Already the hedgerows were starred with campion and primrose, with dog violets showing among the thistles and higher up, where the rhododendrons tailed off on the edge of a little birch wood, the green spires of bluebell were pushing through a sea of rusty bracken.
He calculated the gradient at about one in six and the road kept twisting towards a brown-green summit that was the open moor. And then, coming at last to a level stretch, he saw the grey line of buildings on the southern edge of the plateau, and the twin ribbons of leafless beeches lining the two drives. He paused at a ruined five-bar gate that lacked a hinge and bulged outward.
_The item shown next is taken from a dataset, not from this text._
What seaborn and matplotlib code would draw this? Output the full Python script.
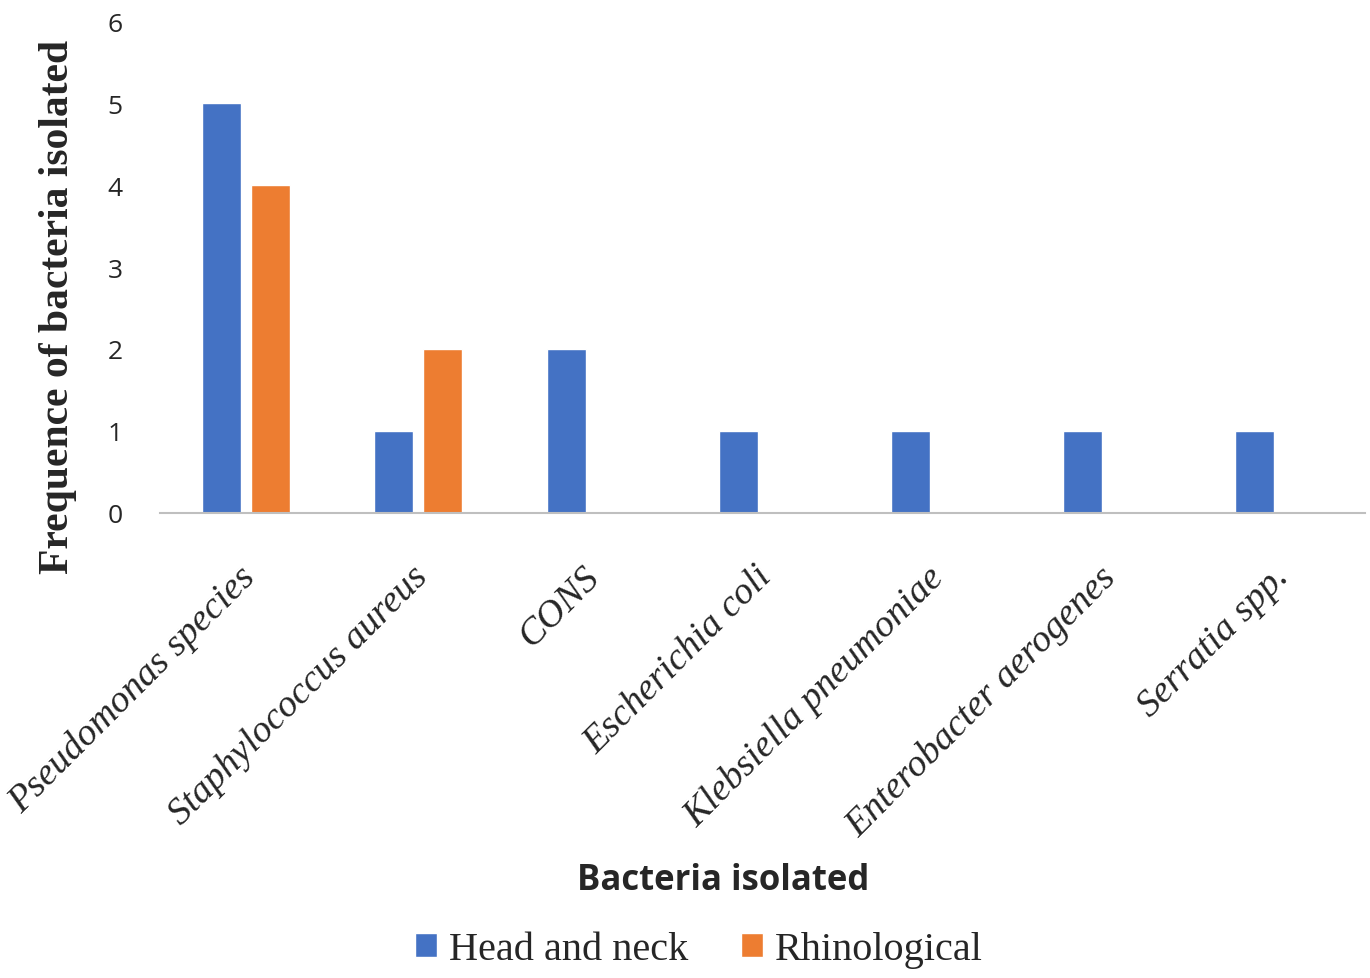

Beyond it was a playing field and on the rugby pitch a game was going on between two fifteens wearing identical red and black jerseys. The cries of the players came to him faintly on the freshening breeze and he had a sense of renewal, seeing the little figures over there not as part of the present but of a time a million years ago, when he had played in the Grammar School fifteen, and had worn a jersey rather like that, save that the stripes were red and yellow. The moment passed and he pushed on, passing up the east drive to the forecourt and pausing in front of the three-storey Gothic building that reared itself there, grey, rather gaunt and incongruous in that setting.
The façade itself was long and flattish but outbuildings straggled all the way up the slight rise to a quadrangle he could glimpse beyond an arched doorway. He remembered then that the place had been built at a period when no commercially minded architect would dream of using any but a Gothic design, a time when the missionaries of Arnold of Rugby swarmed south, carrying the Doctor’s creed into every shire of the nation. You did not have to be told it was a school up there. It had, even at this distance, the smell of school, a compound of boiled greens, stale dust, steam-heat, spurned grass, sweat, socks and damp clothes. He moved along the forecourt until he came to an iron-studded door with a knocker fashioned in the shape of a dolphin. He raised the knocker, dropping it without resolution.